◆ **Task to complete**
Everything from the line with "Recreate this image" through the line with "at (452,274) [minimum", inclusive, should be repeated exactly, except the pictures.

◆ **Records to use**
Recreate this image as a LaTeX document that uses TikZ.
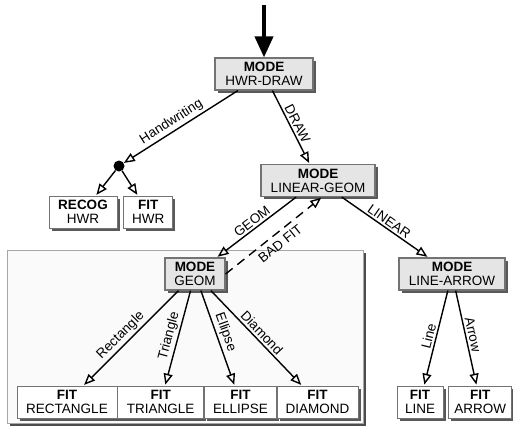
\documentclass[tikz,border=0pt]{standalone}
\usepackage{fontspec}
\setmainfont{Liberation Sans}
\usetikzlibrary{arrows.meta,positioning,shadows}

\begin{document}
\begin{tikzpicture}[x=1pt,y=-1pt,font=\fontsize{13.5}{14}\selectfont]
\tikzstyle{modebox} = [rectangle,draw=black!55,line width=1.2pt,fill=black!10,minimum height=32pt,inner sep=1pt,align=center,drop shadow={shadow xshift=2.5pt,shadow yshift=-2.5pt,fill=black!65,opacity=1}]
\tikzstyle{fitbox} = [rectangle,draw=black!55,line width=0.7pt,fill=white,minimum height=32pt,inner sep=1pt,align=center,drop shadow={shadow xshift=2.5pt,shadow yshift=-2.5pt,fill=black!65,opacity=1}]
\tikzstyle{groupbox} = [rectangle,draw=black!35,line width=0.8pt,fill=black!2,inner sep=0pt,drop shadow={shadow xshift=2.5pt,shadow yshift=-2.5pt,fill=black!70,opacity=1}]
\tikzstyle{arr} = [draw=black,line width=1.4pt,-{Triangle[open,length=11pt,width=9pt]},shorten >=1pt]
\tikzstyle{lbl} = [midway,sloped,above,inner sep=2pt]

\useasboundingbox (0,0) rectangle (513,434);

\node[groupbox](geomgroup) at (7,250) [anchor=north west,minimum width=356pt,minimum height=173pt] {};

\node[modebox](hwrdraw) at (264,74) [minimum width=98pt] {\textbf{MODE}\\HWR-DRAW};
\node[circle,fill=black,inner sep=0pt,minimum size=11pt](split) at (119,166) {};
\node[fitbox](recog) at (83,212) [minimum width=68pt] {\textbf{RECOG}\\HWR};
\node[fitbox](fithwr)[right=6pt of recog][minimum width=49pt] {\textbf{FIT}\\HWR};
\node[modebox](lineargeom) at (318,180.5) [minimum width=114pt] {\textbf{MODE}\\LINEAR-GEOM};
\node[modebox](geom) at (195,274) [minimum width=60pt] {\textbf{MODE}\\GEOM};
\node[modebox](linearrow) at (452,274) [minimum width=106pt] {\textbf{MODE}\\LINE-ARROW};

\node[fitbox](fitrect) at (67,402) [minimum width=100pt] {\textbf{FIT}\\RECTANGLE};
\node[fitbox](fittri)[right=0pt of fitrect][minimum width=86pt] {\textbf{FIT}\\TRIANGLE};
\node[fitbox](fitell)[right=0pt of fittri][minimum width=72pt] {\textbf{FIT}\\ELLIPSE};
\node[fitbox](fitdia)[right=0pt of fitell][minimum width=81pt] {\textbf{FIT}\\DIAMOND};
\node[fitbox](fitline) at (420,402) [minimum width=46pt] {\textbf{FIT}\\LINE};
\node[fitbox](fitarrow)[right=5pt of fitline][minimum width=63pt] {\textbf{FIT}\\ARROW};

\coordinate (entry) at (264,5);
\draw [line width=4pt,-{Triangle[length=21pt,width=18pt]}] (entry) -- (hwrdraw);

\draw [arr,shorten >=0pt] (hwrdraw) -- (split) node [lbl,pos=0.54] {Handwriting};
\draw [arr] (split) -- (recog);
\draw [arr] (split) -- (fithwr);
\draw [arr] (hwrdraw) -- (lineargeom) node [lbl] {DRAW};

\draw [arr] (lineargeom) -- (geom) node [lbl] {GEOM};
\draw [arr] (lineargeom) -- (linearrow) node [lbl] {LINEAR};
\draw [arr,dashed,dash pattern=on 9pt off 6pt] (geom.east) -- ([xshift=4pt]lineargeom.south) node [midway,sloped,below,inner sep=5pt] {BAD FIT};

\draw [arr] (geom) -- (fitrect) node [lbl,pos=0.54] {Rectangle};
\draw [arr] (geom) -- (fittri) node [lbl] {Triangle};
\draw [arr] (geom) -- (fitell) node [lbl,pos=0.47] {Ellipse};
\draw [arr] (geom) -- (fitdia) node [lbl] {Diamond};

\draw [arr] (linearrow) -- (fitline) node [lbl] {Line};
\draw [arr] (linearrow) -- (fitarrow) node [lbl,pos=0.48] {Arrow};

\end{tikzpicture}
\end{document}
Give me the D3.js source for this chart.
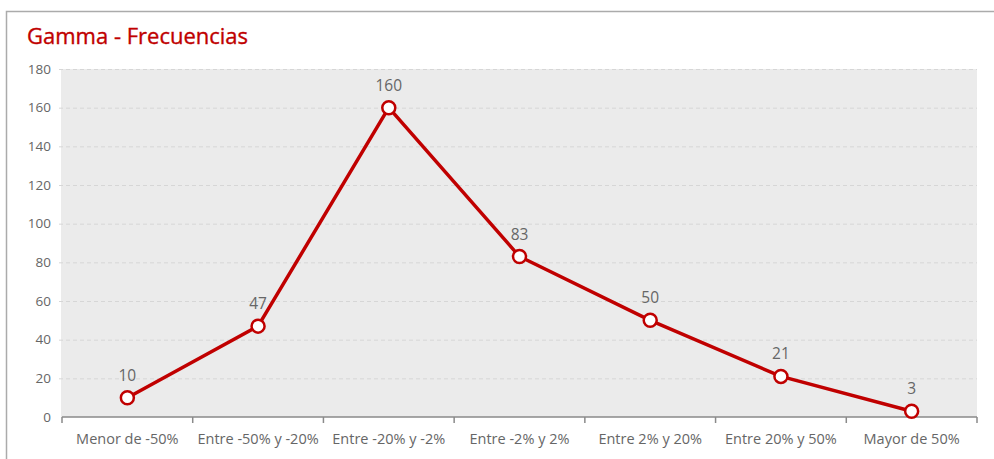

---

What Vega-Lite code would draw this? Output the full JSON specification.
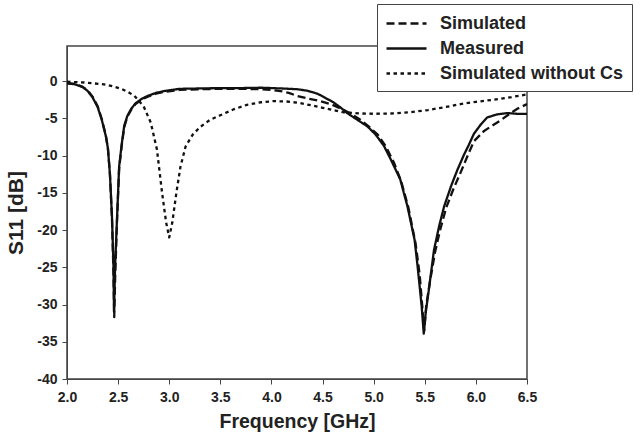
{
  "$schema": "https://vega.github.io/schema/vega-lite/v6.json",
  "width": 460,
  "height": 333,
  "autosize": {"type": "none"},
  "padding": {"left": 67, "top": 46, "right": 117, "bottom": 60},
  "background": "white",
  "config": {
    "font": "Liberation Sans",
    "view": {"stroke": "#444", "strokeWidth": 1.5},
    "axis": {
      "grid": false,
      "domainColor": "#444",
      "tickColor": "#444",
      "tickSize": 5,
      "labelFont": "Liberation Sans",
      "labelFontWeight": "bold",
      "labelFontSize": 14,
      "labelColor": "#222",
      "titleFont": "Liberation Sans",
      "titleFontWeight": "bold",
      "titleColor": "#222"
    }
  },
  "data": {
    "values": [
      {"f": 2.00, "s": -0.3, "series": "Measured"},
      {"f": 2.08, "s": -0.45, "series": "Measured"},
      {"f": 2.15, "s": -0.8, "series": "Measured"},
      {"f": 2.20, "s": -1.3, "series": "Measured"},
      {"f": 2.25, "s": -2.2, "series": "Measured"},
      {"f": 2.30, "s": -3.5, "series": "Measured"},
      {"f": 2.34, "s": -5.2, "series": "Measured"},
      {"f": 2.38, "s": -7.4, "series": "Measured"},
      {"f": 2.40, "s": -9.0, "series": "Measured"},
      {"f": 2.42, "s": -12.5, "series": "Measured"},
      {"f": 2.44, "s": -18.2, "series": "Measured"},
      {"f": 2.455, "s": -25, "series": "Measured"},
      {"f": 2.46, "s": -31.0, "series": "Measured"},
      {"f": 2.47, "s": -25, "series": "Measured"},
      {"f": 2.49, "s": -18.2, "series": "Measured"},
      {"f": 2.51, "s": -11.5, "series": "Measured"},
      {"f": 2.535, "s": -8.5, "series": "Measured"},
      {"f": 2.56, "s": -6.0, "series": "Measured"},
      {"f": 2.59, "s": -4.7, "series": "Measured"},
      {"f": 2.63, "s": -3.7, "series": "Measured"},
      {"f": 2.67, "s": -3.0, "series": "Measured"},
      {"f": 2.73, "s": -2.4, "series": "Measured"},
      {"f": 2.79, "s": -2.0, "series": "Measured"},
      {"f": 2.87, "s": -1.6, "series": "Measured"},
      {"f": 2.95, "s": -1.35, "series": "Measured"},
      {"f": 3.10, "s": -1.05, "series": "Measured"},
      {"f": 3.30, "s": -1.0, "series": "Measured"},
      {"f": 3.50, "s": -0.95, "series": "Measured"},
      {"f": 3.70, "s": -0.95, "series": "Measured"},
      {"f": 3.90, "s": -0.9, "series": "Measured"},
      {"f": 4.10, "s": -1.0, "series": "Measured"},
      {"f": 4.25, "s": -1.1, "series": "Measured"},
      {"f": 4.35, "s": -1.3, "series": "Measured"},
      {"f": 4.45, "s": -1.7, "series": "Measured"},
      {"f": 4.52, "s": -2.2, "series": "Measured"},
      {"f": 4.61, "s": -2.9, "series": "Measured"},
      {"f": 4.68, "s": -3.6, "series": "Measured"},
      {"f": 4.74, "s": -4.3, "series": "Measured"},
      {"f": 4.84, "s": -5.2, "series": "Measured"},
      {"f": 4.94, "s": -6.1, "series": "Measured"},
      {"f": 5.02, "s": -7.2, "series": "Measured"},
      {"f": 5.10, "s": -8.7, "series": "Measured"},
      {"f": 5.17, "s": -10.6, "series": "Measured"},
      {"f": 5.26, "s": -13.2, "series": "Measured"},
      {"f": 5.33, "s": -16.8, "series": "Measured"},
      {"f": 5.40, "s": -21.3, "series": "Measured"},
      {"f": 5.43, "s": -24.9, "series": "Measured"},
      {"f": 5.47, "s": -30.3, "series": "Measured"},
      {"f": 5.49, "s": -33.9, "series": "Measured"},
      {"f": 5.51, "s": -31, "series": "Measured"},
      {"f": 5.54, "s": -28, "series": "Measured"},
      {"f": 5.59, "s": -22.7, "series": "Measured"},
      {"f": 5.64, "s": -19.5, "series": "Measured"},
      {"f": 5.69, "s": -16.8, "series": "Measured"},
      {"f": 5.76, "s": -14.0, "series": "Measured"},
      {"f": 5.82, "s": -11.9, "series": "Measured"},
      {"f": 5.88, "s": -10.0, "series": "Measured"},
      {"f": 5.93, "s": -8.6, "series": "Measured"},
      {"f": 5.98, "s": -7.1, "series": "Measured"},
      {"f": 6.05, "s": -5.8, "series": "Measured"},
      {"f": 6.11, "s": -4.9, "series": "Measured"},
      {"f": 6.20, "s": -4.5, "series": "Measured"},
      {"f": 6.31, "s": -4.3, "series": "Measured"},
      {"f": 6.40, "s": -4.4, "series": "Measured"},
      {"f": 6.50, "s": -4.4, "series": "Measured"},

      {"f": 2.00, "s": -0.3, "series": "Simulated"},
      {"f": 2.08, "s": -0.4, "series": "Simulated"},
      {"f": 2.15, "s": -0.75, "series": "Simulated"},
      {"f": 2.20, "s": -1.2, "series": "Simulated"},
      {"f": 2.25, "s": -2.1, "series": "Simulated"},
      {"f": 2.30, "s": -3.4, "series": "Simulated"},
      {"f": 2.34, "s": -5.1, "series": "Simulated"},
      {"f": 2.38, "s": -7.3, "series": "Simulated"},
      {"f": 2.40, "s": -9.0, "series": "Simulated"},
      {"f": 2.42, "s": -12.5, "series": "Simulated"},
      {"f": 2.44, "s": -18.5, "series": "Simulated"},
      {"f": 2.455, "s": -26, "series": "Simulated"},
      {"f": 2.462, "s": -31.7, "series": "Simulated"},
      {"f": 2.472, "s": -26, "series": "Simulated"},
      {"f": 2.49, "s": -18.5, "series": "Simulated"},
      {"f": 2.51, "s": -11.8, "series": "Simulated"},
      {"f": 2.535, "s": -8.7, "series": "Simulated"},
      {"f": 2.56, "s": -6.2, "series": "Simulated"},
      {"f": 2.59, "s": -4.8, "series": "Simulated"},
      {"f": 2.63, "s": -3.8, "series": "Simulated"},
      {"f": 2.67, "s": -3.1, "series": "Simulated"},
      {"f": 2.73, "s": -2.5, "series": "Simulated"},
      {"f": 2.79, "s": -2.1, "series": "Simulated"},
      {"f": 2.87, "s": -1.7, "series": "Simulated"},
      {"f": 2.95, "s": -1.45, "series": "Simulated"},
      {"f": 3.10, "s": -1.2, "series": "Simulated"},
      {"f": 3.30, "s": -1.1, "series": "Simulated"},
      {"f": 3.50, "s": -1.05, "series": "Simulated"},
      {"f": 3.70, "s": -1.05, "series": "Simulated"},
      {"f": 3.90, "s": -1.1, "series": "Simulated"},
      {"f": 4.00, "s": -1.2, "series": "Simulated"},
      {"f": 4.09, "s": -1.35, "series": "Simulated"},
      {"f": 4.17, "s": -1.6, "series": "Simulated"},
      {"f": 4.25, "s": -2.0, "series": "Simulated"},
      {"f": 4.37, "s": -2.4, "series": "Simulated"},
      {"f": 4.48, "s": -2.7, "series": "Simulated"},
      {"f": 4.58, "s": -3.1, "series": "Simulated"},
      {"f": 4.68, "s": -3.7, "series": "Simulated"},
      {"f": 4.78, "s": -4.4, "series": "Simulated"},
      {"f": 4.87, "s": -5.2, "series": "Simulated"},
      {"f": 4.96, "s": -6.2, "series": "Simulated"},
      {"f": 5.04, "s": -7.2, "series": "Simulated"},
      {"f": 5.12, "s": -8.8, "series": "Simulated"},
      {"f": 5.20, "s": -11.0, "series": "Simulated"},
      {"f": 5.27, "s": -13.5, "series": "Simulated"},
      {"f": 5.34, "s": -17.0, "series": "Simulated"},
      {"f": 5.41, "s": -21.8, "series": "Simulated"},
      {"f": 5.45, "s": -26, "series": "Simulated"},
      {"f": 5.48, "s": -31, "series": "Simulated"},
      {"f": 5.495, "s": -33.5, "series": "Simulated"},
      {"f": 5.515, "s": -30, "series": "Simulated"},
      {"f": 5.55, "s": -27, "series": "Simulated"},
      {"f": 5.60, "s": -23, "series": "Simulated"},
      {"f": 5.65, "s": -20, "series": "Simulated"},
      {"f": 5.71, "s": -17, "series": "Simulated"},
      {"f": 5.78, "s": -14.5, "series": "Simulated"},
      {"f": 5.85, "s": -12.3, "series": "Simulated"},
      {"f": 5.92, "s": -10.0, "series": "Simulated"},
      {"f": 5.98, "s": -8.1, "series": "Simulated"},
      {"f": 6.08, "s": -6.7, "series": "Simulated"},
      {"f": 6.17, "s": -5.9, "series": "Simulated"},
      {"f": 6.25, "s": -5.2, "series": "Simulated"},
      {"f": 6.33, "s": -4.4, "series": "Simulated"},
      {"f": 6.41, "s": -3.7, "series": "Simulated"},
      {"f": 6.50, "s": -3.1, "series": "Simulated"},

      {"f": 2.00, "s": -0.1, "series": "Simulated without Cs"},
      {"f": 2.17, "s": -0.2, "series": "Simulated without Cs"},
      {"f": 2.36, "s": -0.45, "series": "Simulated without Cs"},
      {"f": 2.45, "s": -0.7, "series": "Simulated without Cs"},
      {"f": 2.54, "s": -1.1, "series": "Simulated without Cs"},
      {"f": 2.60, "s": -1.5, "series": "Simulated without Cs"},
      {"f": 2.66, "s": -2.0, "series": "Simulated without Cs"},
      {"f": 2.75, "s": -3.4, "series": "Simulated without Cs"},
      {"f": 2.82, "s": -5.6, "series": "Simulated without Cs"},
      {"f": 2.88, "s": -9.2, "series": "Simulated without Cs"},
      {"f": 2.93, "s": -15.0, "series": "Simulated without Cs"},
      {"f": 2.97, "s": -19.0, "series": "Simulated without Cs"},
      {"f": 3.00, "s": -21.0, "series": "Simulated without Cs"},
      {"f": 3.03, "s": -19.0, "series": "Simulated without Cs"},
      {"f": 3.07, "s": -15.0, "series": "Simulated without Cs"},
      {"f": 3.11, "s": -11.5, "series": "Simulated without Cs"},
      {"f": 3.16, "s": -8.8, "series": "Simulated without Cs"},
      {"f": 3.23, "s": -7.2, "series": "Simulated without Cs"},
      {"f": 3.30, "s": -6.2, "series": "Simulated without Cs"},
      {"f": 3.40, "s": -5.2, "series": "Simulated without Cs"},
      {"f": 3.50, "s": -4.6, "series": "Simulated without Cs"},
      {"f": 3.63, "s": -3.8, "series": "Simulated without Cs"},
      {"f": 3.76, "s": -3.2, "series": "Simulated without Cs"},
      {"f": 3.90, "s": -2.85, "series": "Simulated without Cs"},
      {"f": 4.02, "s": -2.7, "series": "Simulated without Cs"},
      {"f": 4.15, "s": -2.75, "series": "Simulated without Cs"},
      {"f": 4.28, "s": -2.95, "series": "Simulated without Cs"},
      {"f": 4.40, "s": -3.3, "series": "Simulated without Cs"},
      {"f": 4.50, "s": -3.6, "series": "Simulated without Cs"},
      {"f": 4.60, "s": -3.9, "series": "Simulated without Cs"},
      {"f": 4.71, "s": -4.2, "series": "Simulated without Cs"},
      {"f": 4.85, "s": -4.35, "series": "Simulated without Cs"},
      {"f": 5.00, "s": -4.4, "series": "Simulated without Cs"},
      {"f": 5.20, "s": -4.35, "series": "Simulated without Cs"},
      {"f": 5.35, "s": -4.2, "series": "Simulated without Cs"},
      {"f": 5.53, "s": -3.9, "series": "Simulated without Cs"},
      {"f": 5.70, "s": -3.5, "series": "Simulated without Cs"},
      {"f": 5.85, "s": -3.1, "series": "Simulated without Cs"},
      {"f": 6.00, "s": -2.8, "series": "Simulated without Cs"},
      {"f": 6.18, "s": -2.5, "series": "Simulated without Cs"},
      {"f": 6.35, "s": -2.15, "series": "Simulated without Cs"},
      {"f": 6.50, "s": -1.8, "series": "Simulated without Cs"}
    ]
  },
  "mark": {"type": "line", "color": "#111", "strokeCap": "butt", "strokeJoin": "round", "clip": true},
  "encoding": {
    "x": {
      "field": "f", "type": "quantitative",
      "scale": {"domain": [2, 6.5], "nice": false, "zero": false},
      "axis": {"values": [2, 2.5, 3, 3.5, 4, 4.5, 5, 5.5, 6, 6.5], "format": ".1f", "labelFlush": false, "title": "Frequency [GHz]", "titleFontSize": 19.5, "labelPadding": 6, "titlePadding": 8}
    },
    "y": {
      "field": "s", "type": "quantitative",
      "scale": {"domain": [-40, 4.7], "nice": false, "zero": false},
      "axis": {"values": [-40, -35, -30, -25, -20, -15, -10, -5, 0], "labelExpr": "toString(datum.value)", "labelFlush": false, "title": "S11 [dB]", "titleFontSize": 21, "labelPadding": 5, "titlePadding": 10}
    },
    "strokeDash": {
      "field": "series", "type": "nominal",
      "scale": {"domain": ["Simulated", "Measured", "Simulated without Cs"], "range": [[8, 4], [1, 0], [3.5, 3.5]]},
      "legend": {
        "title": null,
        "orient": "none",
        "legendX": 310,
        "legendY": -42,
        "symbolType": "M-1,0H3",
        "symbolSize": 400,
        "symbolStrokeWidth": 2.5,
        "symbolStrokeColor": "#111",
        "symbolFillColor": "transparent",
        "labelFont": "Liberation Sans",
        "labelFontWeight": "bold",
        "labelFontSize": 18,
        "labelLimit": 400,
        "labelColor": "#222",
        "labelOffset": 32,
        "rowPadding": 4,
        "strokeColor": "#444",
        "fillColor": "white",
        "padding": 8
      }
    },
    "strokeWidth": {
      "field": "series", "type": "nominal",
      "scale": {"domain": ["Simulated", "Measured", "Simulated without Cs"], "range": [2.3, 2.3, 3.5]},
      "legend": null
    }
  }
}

◆ **Response for this exercise**
Recreate this image as a LaTeX document that uses TikZ.
\documentclass[tikz,border=0pt]{standalone}
\usepackage{fontspec}
\setmainfont{Liberation Sans}
\usetikzlibrary{arrows.meta,positioning,shadows}

\begin{document}
\begin{tikzpicture}[x=1pt,y=-1pt,font=\fontsize{13.5}{14}\selectfont]
\tikzstyle{modebox} = [rectangle,draw=black!55,line width=1.2pt,fill=black!10,minimum height=32pt,inner sep=1pt,align=center,drop shadow={shadow xshift=2.5pt,shadow yshift=-2.5pt,fill=black!65,opacity=1}]
\tikzstyle{fitbox} = [rectangle,draw=black!55,line width=0.7pt,fill=white,minimum height=32pt,inner sep=1pt,align=center,drop shadow={shadow xshift=2.5pt,shadow yshift=-2.5pt,fill=black!65,opacity=1}]
\tikzstyle{groupbox} = [rectangle,draw=black!35,line width=0.8pt,fill=black!2,inner sep=0pt,drop shadow={shadow xshift=2.5pt,shadow yshift=-2.5pt,fill=black!70,opacity=1}]
\tikzstyle{arr} = [draw=black,line width=1.4pt,-{Triangle[open,length=11pt,width=9pt]},shorten >=1pt]
\tikzstyle{lbl} = [midway,sloped,above,inner sep=2pt]

\useasboundingbox (0,0) rectangle (513,434);

\node[groupbox](geomgroup) at (7,250) [anchor=north west,minimum width=356pt,minimum height=173pt] {};

\node[modebox](hwrdraw) at (264,74) [minimum width=98pt] {\textbf{MODE}\\HWR-DRAW};
\node[circle,fill=black,inner sep=0pt,minimum size=11pt](split) at (119,166) {};
\node[fitbox](recog) at (83,212) [minimum width=68pt] {\textbf{RECOG}\\HWR};
\node[fitbox](fithwr)[right=6pt of recog][minimum width=49pt] {\textbf{FIT}\\HWR};
\node[modebox](lineargeom) at (318,180.5) [minimum width=114pt] {\textbf{MODE}\\LINEAR-GEOM};
\node[modebox](geom) at (195,274) [minimum width=60pt] {\textbf{MODE}\\GEOM};
\node[modebox](linearrow) at (452,274) [minimum width=106pt] {\textbf{MODE}\\LINE-ARROW};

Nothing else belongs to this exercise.